Copy from the first line below down to and including the line with "const xRange = [10, 88];". Skip the pictures.
····················
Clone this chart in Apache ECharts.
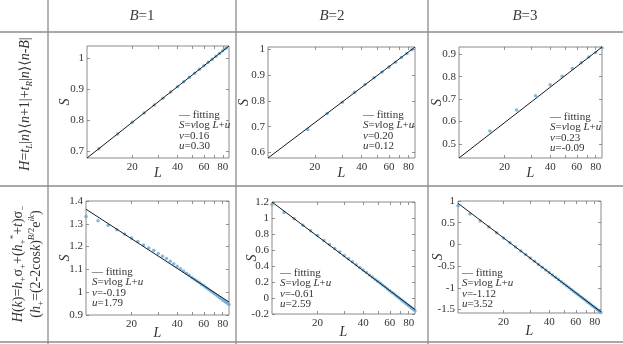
<!DOCTYPE html>
<html><head><meta charset="utf-8">
<script src="https://cdn.jsdelivr.net/npm/echarts@6/dist/echarts.min.js"></script>
<style>html,body{margin:0;padding:0;background:#fff}#c{width:623px;height:344px}</style>
</head><body><div id="c"></div>
<script>
// ---------------- data ----------------
const bLabels = ['1', '2', '3'];
const xTickLabels = [20, 40, 60, 80];
const xMinorTicks = [20, 30, 40, 50, 60, 70, 80];
const xRange = [10, 88];

const L_top_B1 = [12,16,20,24,28,32,36,40,44,48,52,56,60,64,68,72,76,80,84,88];
const S_top_B1 = [0.707,0.755,0.793,0.823,0.849,0.871,0.891,0.908,0.924,0.939,0.952,0.965,0.976,0.987,0.997,1.007,1.016,1.025,1.033,1.041];
const L_top_B2 = [18,24,30,36,42,48,54,60,66,72,78,84];
const S_top_B2 = [0.689,0.751,0.795,0.834,0.864,0.890,0.913,0.932,0.951,0.969,0.985,0.999];
const L_top_B3 = [16,24,32,40,48,56,64,72,80,88];
const S_top_B3 = [0.558,0.652,0.715,0.764,0.802,0.836,0.862,0.887,0.908,0.929];

const L_bottom = [10,12,14,16,18,20,22,24,26,28,30,32,34,36,38,40,42,44,46,48,50,52,54,56,58,60,62,64,66,68,70,72,74,76,78,80,82,84,86,88];
const S_bot_B1 = [1.332,1.313,1.294,1.274,1.255,1.238,1.222,1.207,1.194,1.183,1.170,1.158,1.148,1.136,1.125,1.114,1.103,1.093,1.083,1.074,1.064,1.057,1.049,1.042,1.035,1.028,1.021,1.014,1.008,1.001,0.995,0.989,0.983,0.977,0.972,0.966,0.961,0.956,0.951,0.946];
const S_bot_B2 = [1.17,1.07,0.99,0.91,0.84,0.78,0.72,0.67,0.62,0.575,0.53,0.49,0.452,0.416,0.382,0.35,0.319,0.289,0.261,0.234,0.208,0.183,0.159,0.136,0.113,0.091,0.070,0.049,0.029,0.009,-0.010,-0.028,-0.046,-0.063,-0.080,-0.097,-0.113,-0.129,-0.145,-0.160];
const S_bot_B3 = [0.89,0.70,0.54,0.40,0.27,0.15,0.04,-0.06,-0.15,-0.235,-0.315,-0.39,-0.46,-0.525,-0.587,-0.646,-0.703,-0.757,-0.809,-0.858,-0.905,-0.951,-0.995,-1.037,-1.078,-1.118,-1.156,-1.193,-1.229,-1.264,-1.298,-1.331,-1.363,-1.394,-1.425,-1.455,-1.484,-1.512,-1.540,-1.567];

// fitting lines: S at L = 10 and L = 88
const fitL = [10, 88];
const fit_top_B1 = [0.677, 1.040];
const fit_top_B2 = [0.578, 1.010];
const fit_top_B3 = [0.438, 0.932];
const fit_bot_B1 = [1.364, 0.957];
const fit_bot_B2 = [1.200, -0.145];
const fit_bot_B3 = [0.947, -1.556];

const vTexts = ['0.16', '0.20', '0.23', '-0.19', '-0.61', '-1.12'];
const uTexts = ['0.30', '0.12', '-0.09', '1.79', '2.59', '3.52'];

const yTicks_top_B1 = [0.7, 0.8, 0.9, 1];
const yTicks_top_B2 = [0.6, 0.7, 0.8, 0.9, 1];
const yTicks_top_B3 = [0.5, 0.6, 0.7, 0.8, 0.9];
const yTicks_bot_B1 = [0.9, 1, 1.1, 1.2, 1.3, 1.4];
const yTicks_bot_B2 = [-0.2, 0, 0.2, 0.4, 0.6, 0.8, 1, 1.2];
const yTicks_bot_B3 = [-1.5, -1, -0.5, 0, 0.5, 1];

// ---------------- layout ----------------
const SERIF = '"Liberation Serif", "Times New Roman", "DejaVu Serif", serif';
const TXT = '#333';
const BLUE = '#62a8d8';

const panels = [
  {g:[87,46,142,112],  yr:[0.677,1.040], yt:yTicks_top_B1, L:L_top_B1, S:S_top_B1, fit:fit_top_B1, leg:[179,115], sGap:15, lGap:8},
  {g:[268,47,147,111], yr:[0.578,1.010], yt:yTicks_top_B2, L:L_top_B2, S:S_top_B2, fit:fit_top_B2, leg:[363,115], sGap:17, lGap:8},
  {g:[459,47,143,111], yr:[0.438,0.932], yt:yTicks_top_B3, L:L_top_B3, S:S_top_B3, fit:fit_top_B3, leg:[550,117], sGap:15, lGap:8},
  {g:[86,201,143,114], yr:[0.9,1.4],     yt:yTicks_bot_B1, L:L_bottom, S:S_bot_B1, fit:fit_bot_B1, leg:[92,272],  sGap:14, lGap:11},
  {g:[272,202,143,112],yr:[-0.2,1.2],    yt:yTicks_bot_B2, L:L_bottom, S:S_bot_B2, fit:fit_bot_B2, leg:[280,273], sGap:13, lGap:11},
  {g:[458,201,143,112],yr:[-1.58,1.0],   yt:yTicks_bot_B3, L:L_bottom, S:S_bot_B3, fit:fit_bot_B3, leg:[462,273], sGap:13, lGap:11}
];

const lg = v => Math.log10(v);
const grid = [], xAxis = [], yAxis = [], series = [];
const tickStyle = {show:true, inside:true, length:3, lineStyle:{color:'#777', width:0.8}};
const noLine = {show:false, onZero:false};

panels.forEach((p, i) => {
  grid.push({left:p.g[0], top:p.g[1], width:p.g[2], height:p.g[3], show:true,
    borderColor:'#8a8a8a', borderWidth:1, backgroundColor:'#fff'});
  const xBase = {type:'value', gridIndex:i, min:lg(xRange[0]), max:lg(xRange[1]),
    splitLine:{show:false}, axisLine:noLine};
  xAxis.push(Object.assign({}, xBase, {position:'bottom',
    name:'L', nameLocation:'middle', nameGap:p.lGap, nameMoveOverlap:false,
    nameTextStyle:{fontFamily:SERIF, fontStyle:'italic', fontSize:14, color:TXT, verticalAlign:'top'},
    axisTick:Object.assign({}, tickStyle, {customValues:xMinorTicks.map(lg)}),
    axisLabel:{customValues:xTickLabels.map(lg), formatter:v => String(Math.round(Math.pow(10, v))),
      fontFamily:SERIF, fontSize:11, color:TXT, margin:4}}));
  xAxis.push(Object.assign({}, xBase, {position:'top',
    axisTick:Object.assign({}, tickStyle, {customValues:xMinorTicks.map(lg)}),
    axisLabel:{show:false}}));
  const yBase = {type:'value', gridIndex:i, min:p.yr[0], max:p.yr[1],
    splitLine:{show:false}, axisLine:noLine};
  yAxis.push(Object.assign({}, yBase, {position:'left',
    name:'S', nameLocation:'middle', nameGap:p.sGap, nameRotate:90, nameMoveOverlap:false,
    nameTextStyle:{fontFamily:SERIF, fontStyle:'italic', fontSize:14, color:TXT},
    axisTick:Object.assign({}, tickStyle, {customValues:p.yt}),
    axisLabel:{customValues:p.yt, formatter:v => String(+v.toFixed(2)),
      fontFamily:SERIF, fontSize:11, color:TXT, margin:3}}));
  yAxis.push(Object.assign({}, yBase, {position:'right',
    axisTick:Object.assign({}, tickStyle, {customValues:p.yt}),
    axisLabel:{show:false}}));
  series.push({type:'scatter', xAxisIndex:2*i, yAxisIndex:2*i, symbol:'circle', symbolSize:3.5,
    itemStyle:{color:BLUE}, z:2, silent:true,
    data:p.L.map((l, k) => [lg(l), p.S[k]])});
  series.push({type:'line', xAxisIndex:2*i, yAxisIndex:2*i, showSymbol:false, z:3, silent:true,
    lineStyle:{color:'#1a1a1a', width:1},
    data:fitL.map((l, k) => [lg(l), p.fit[k]])});
});

// ---------------- graphics (table, headers, legends) ----------------
const rich = {
  i:{fontFamily:SERIF, fontStyle:'italic', fontSize:14, fill:TXT, lineHeight:18, verticalAlign:'middle'},
  n:{fontFamily:SERIF, fontSize:14, fill:TXT, lineHeight:18, verticalAlign:'middle'},
  sub:{fontFamily:SERIF, fontSize:9, fill:TXT, lineHeight:18, verticalAlign:'bottom'},
  subi:{fontFamily:SERIF, fontStyle:'italic', fontSize:9, fill:TXT, lineHeight:18, verticalAlign:'bottom'},
  sup:{fontFamily:SERIF, fontSize:9, fill:TXT, lineHeight:18, verticalAlign:'top'},
  supi:{fontFamily:SERIF, fontStyle:'italic', fontSize:9, fill:TXT, lineHeight:18, verticalAlign:'top'}
};
const richH = {
  i:{fontFamily:SERIF, fontStyle:'italic', fontSize:15, fill:'#3a3a3a'},
  n:{fontFamily:SERIF, fontSize:15, fill:'#3a3a3a'}
};
const richS = {
  i:{fontFamily:SERIF, fontStyle:'italic', fontSize:11, fill:TXT},
  n:{fontFamily:SERIF, fontSize:11, fill:TXT}
};
const lineCol = '#8c8c8c';
const graphic = [];
[[48,0,48,344],[236,0,236,344],[428,0,428,344],[0,32,623,32],[0,186,623,186],[0,342,623,342]].forEach(s => {
  graphic.push({type:'line', shape:{x1:s[0], y1:s[1], x2:s[2], y2:s[3]}, style:{stroke:lineCol, lineWidth:1.3}, silent:true});
});
[142, 332, 525].forEach((x, k) => {
  graphic.push({type:'text', x:x, y:16, silent:true, style:{text:'{i|B}{n|=' + bLabels[k] + '}', rich:richH,
    align:'center', verticalAlign:'middle', fontFamily:SERIF, fontSize:15, fill:TXT}});
});
graphic.push({type:'text', x:25, y:104, rotation:Math.PI/2, silent:true, style:{
  text:'{i|H}{n|=}{i|t}{subi|L}{n|\u007C}{i|n}{n|\u27E9\u27E8}{i|n}{n|+1\u007C+}{i|t}{subi|R}{n|\u007C}{i|n}{n|\u27E9\u27E8}{i|n}{n|-}{i|B}{n|\u007C}',
  rich:rich, align:'center', verticalAlign:'middle', fontFamily:SERIF, fontSize:14, fill:TXT}});
graphic.push({type:'text', x:27, y:264, rotation:Math.PI/2, silent:true, style:{
  text:'{i|H}{n|(}{i|k}{n|)=}{i|h}{sub|+}{n|\u03C3}{sub|+}{n|+(}{i|h}{sub|+}{sup|*}{n|+}{i|t}{n|)\u03C3}{sub|\u2212}\n' +
       '{n|(}{i|h}{sub|+}{n|=(2-2cos}{i|k}{n|)}{supi|B}{sup|/2}{n|e}{supi|ik}{n|)}',
  rich:rich, align:'center', verticalAlign:'middle', fontFamily:SERIF, fontSize:14, fill:TXT, lineHeight:18}});

panels.forEach((p, i) => {
  const x = p.leg[0], y = p.leg[1];
  const rows = [
    '{n|\u2014 fitting}',
    '{i|S}{n|=}{i|v}{n|log }{i|L}{n|+}{i|u}',
    '{i|v}{n|=' + vTexts[i] + '}',
    '{i|u}{n|=' + uTexts[i] + '}'
  ];
  rows.forEach((r, k) => {
    graphic.push({type:'text', x:x, y:y + k * 10.5, z:100, silent:true, style:{text:r, rich:richS,
      align:'left', verticalAlign:'middle', fontFamily:SERIF, fontSize:11, fill:TXT}});
  });
});

const chart = echarts.init(document.getElementById('c'), null, {renderer:'canvas'});
chart.setOption({animation:false, backgroundColor:'#fff', grid, xAxis, yAxis, series, graphic});
</script></body></html>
····················
→ **Task output**:
Clone this chart in Apache ECharts.
<!DOCTYPE html>
<html><head><meta charset="utf-8">
<script src="https://cdn.jsdelivr.net/npm/echarts@6/dist/echarts.min.js"></script>
<style>html,body{margin:0;padding:0;background:#fff}#c{width:623px;height:344px}</style>
</head><body><div id="c"></div>
<script>
// ---------------- data ----------------
const bLabels = ['1', '2', '3'];
const xTickLabels = [20, 40, 60, 80];
const xMinorTicks = [20, 30, 40, 50, 60, 70, 80];
const xRange = [10, 88];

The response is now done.